## start
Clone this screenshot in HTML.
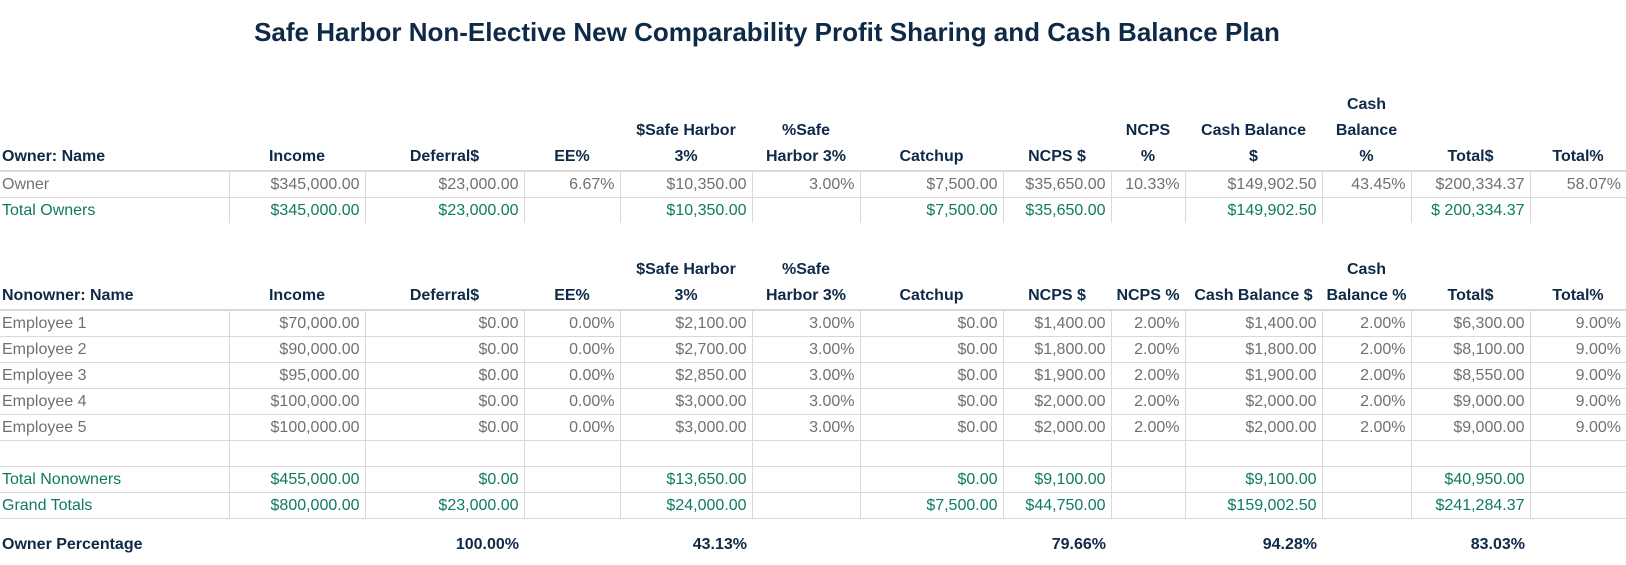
<!DOCTYPE html>
<html><head><meta charset="utf-8"><style>
body{margin:0;width:1626px;height:565px;background:#fff;font-family:"Liberation Sans",sans-serif;position:relative;overflow:hidden}
h1{position:absolute;left:0;width:1534px;top:17px;margin:0;text-align:center;font-size:26px;font-weight:bold;color:#0f2a47;white-space:nowrap}
table{position:absolute;left:0;border-collapse:collapse;table-layout:fixed;width:1626px}
td,th{padding:0 5px 0 0;height:25px;font-size:16px;text-align:right;white-space:nowrap;overflow:visible}
th{font-weight:bold;color:#0f2a47;font-size:16px;line-height:26px;vertical-align:bottom;text-align:center;border-bottom:2px solid #d9d9d9;padding:0}
th.l{text-align:left;padding-left:2px}
td{color:#707070;border-bottom:1px solid #d9d9d9;border-left:1px solid #d9d9d9;line-height:25px}
td:first-child{text-align:left;padding-left:2px;border-left:none}
tr.t td{color:#0e7a62}
tr.p td{border:none;color:#0f2a47;font-weight:bold;height:38px;vertical-align:bottom}
</style></head><body>
<h1>Safe Harbor Non-Elective New Comparability Profit Sharing and Cash Balance Plan</h1>
<table style="top:92px">
<colgroup><col style="width:229px"><col style="width:136px"><col style="width:159px"><col style="width:96px"><col style="width:132px"><col style="width:108px"><col style="width:143px"><col style="width:108px"><col style="width:74px"><col style="width:137px"><col style="width:89px"><col style="width:119px"><col style="width:96px"></colgroup>
<tr style="height:78px"><th class="l">Owner: Name</th><th>Income</th><th>Deferral$</th><th>EE%</th><th>$Safe Harbor<br>3%</th><th>%Safe<br>Harbor 3%</th><th>Catchup</th><th>NCPS $</th><th>NCPS<br>%</th><th>Cash Balance<br>$</th><th>Cash<br>Balance<br>%</th><th>Total$</th><th>Total%</th></tr>
<tr><td>Owner</td><td>$345,000.00</td><td>$23,000.00</td><td>6.67%</td><td>$10,350.00</td><td>3.00%</td><td>$7,500.00</td><td>$35,650.00</td><td>10.33%</td><td>$149,902.50</td><td>43.45%</td><td>$200,334.37</td><td>58.07%</td></tr>
<tr class="t"><td style="border-bottom:none">Total Owners</td><td style="border-bottom:none">$345,000.00</td><td style="border-bottom:none">$23,000.00</td><td style="border-bottom:none"></td><td style="border-bottom:none">$10,350.00</td><td style="border-bottom:none"></td><td style="border-bottom:none">$7,500.00</td><td style="border-bottom:none">$35,650.00</td><td style="border-bottom:none"></td><td style="border-bottom:none">$149,902.50</td><td style="border-bottom:none"></td><td style="border-bottom:none">$ 200,334.37</td><td style="border-bottom:none"></td></tr>
</table>
<table style="top:257px">
<colgroup><col style="width:229px"><col style="width:136px"><col style="width:159px"><col style="width:96px"><col style="width:132px"><col style="width:108px"><col style="width:143px"><col style="width:108px"><col style="width:74px"><col style="width:137px"><col style="width:89px"><col style="width:119px"><col style="width:96px"></colgroup>
<tr style="height:52px"><th class="l">Nonowner: Name</th><th>Income</th><th>Deferral$</th><th>EE%</th><th>$Safe Harbor<br>3%</th><th>%Safe<br>Harbor 3%</th><th>Catchup</th><th>NCPS $</th><th>NCPS %</th><th>Cash Balance $</th><th>Cash<br>Balance %</th><th>Total$</th><th>Total%</th></tr>
<tr><td>Employee 1</td><td>$70,000.00</td><td>$0.00</td><td>0.00%</td><td>$2,100.00</td><td>3.00%</td><td>$0.00</td><td>$1,400.00</td><td>2.00%</td><td>$1,400.00</td><td>2.00%</td><td>$6,300.00</td><td>9.00%</td></tr>
<tr><td>Employee 2</td><td>$90,000.00</td><td>$0.00</td><td>0.00%</td><td>$2,700.00</td><td>3.00%</td><td>$0.00</td><td>$1,800.00</td><td>2.00%</td><td>$1,800.00</td><td>2.00%</td><td>$8,100.00</td><td>9.00%</td></tr>
<tr><td>Employee 3</td><td>$95,000.00</td><td>$0.00</td><td>0.00%</td><td>$2,850.00</td><td>3.00%</td><td>$0.00</td><td>$1,900.00</td><td>2.00%</td><td>$1,900.00</td><td>2.00%</td><td>$8,550.00</td><td>9.00%</td></tr>
<tr><td>Employee 4</td><td>$100,000.00</td><td>$0.00</td><td>0.00%</td><td>$3,000.00</td><td>3.00%</td><td>$0.00</td><td>$2,000.00</td><td>2.00%</td><td>$2,000.00</td><td>2.00%</td><td>$9,000.00</td><td>9.00%</td></tr>
<tr><td>Employee 5</td><td>$100,000.00</td><td>$0.00</td><td>0.00%</td><td>$3,000.00</td><td>3.00%</td><td>$0.00</td><td>$2,000.00</td><td>2.00%</td><td>$2,000.00</td><td>2.00%</td><td>$9,000.00</td><td>9.00%</td></tr>
<tr><td></td><td></td><td></td><td></td><td></td><td></td><td></td><td></td><td></td><td></td><td></td><td></td><td></td></tr>
<tr class="t"><td>Total Nonowners</td><td>$455,000.00</td><td>$0.00</td><td></td><td>$13,650.00</td><td></td><td>$0.00</td><td>$9,100.00</td><td></td><td>$9,100.00</td><td></td><td>$40,950.00</td><td></td></tr>
<tr class="t"><td>Grand Totals</td><td>$800,000.00</td><td>$23,000.00</td><td></td><td>$24,000.00</td><td></td><td>$7,500.00</td><td>$44,750.00</td><td></td><td>$159,002.50</td><td></td><td>$241,284.37</td><td></td></tr>
<tr class="p"><td>Owner Percentage</td><td></td><td>100.00%</td><td></td><td>43.13%</td><td></td><td></td><td>79.66%</td><td></td><td>94.28%</td><td></td><td>83.03%</td><td></td></tr>
</table>
</body></html>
## end
◆ DIRECTIONS FOR THIS TASK
Reproduce every line precisely as given, omitting all pictures.

◆ EXERCISE SOLUTION
Clone this screenshot in HTML.
<!DOCTYPE html>
<html><head><meta charset="utf-8"><style>
body{margin:0;width:1626px;height:565px;background:#fff;font-family:"Liberation Sans",sans-serif;position:relative;overflow:hidden}
h1{position:absolute;left:0;width:1534px;top:17px;margin:0;text-align:center;font-size:26px;font-weight:bold;color:#0f2a47;white-space:nowrap}
table{position:absolute;left:0;border-collapse:collapse;table-layout:fixed;width:1626px}
td,th{padding:0 5px 0 0;height:25px;font-size:16px;text-align:right;white-space:nowrap;overflow:visible}
th{font-weight:bold;color:#0f2a47;font-size:16px;line-height:26px;vertical-align:bottom;text-align:center;border-bottom:2px solid #d9d9d9;padding:0}
th.l{text-align:left;padding-left:2px}
td{color:#707070;border-bottom:1px solid #d9d9d9;border-left:1px solid #d9d9d9;line-height:25px}
td:first-child{text-align:left;padding-left:2px;border-left:none}
tr.t td{color:#0e7a62}
tr.p td{border:none;color:#0f2a47;font-weight:bold;height:38px;vertical-align:bottom}
</style></head><body>
<h1>Safe Harbor Non-Elective New Comparability Profit Sharing and Cash Balance Plan</h1>
<table style="top:92px">
<colgroup><col style="width:229px"><col style="width:136px"><col style="width:159px"><col style="width:96px"><col style="width:132px"><col style="width:108px"><col style="width:143px"><col style="width:108px"><col style="width:74px"><col style="width:137px"><col style="width:89px"><col style="width:119px"><col style="width:96px"></colgroup>
<tr style="height:78px"><th class="l">Owner: Name</th><th>Income</th><th>Deferral$</th><th>EE%</th><th>$Safe Harbor<br>3%</th><th>%Safe<br>Harbor 3%</th><th>Catchup</th><th>NCPS $</th><th>NCPS<br>%</th><th>Cash Balance<br>$</th><th>Cash<br>Balance<br>%</th><th>Total$</th><th>Total%</th></tr>
<tr><td>Owner</td><td>$345,000.00</td><td>$23,000.00</td><td>6.67%</td><td>$10,350.00</td><td>3.00%</td><td>$7,500.00</td><td>$35,650.00</td><td>10.33%</td><td>$149,902.50</td><td>43.45%</td><td>$200,334.37</td><td>58.07%</td></tr>
<tr class="t"><td style="border-bottom:none">Total Owners</td><td style="border-bottom:none">$345,000.00</td><td style="border-bottom:none">$23,000.00</td><td style="border-bottom:none"></td><td style="border-bottom:none">$10,350.00</td><td style="border-bottom:none"></td><td style="border-bottom:none">$7,500.00</td><td style="border-bottom:none">$35,650.00</td><td style="border-bottom:none"></td><td style="border-bottom:none">$149,902.50</td><td style="border-bottom:none"></td><td style="border-bottom:none">$ 200,334.37</td><td style="border-bottom:none"></td></tr>
</table>
<table style="top:257px">
<colgroup><col style="width:229px"><col style="width:136px"><col style="width:159px"><col style="width:96px"><col style="width:132px"><col style="width:108px"><col style="width:143px"><col style="width:108px"><col style="width:74px"><col style="width:137px"><col style="width:89px"><col style="width:119px"><col style="width:96px"></colgroup>
<tr style="height:52px"><th class="l">Nonowner: Name</th><th>Income</th><th>Deferral$</th><th>EE%</th><th>$Safe Harbor<br>3%</th><th>%Safe<br>Harbor 3%</th><th>Catchup</th><th>NCPS $</th><th>NCPS %</th><th>Cash Balance $</th><th>Cash<br>Balance %</th><th>Total$</th><th>Total%</th></tr>
<tr><td>Employee 1</td><td>$70,000.00</td><td>$0.00</td><td>0.00%</td><td>$2,100.00</td><td>3.00%</td><td>$0.00</td><td>$1,400.00</td><td>2.00%</td><td>$1,400.00</td><td>2.00%</td><td>$6,300.00</td><td>9.00%</td></tr>
<tr><td>Employee 2</td><td>$90,000.00</td><td>$0.00</td><td>0.00%</td><td>$2,700.00</td><td>3.00%</td><td>$0.00</td><td>$1,800.00</td><td>2.00%</td><td>$1,800.00</td><td>2.00%</td><td>$8,100.00</td><td>9.00%</td></tr>
<tr><td>Employee 3</td><td>$95,000.00</td><td>$0.00</td><td>0.00%</td><td>$2,850.00</td><td>3.00%</td><td>$0.00</td><td>$1,900.00</td><td>2.00%</td><td>$1,900.00</td><td>2.00%</td><td>$8,550.00</td><td>9.00%</td></tr>
<tr><td>Employee 4</td><td>$100,000.00</td><td>$0.00</td><td>0.00%</td><td>$3,000.00</td><td>3.00%</td><td>$0.00</td><td>$2,000.00</td><td>2.00%</td><td>$2,000.00</td><td>2.00%</td><td>$9,000.00</td><td>9.00%</td></tr>
<tr><td>Employee 5</td><td>$100,000.00</td><td>$0.00</td><td>0.00%</td><td>$3,000.00</td><td>3.00%</td><td>$0.00</td><td>$2,000.00</td><td>2.00%</td><td>$2,000.00</td><td>2.00%</td><td>$9,000.00</td><td>9.00%</td></tr>
<tr><td></td><td></td><td></td><td></td><td></td><td></td><td></td><td></td><td></td><td></td><td></td><td></td><td></td></tr>
<tr class="t"><td>Total Nonowners</td><td>$455,000.00</td><td>$0.00</td><td></td><td>$13,650.00</td><td></td><td>$0.00</td><td>$9,100.00</td><td></td><td>$9,100.00</td><td></td><td>$40,950.00</td><td></td></tr>
<tr class="t"><td>Grand Totals</td><td>$800,000.00</td><td>$23,000.00</td><td></td><td>$24,000.00</td><td></td><td>$7,500.00</td><td>$44,750.00</td><td></td><td>$159,002.50</td><td></td><td>$241,284.37</td><td></td></tr>
<tr class="p"><td>Owner Percentage</td><td></td><td>100.00%</td><td></td><td>43.13%</td><td></td><td></td><td>79.66%</td><td></td><td>94.28%</td><td></td><td>83.03%</td><td></td></tr>
</table>
</body></html>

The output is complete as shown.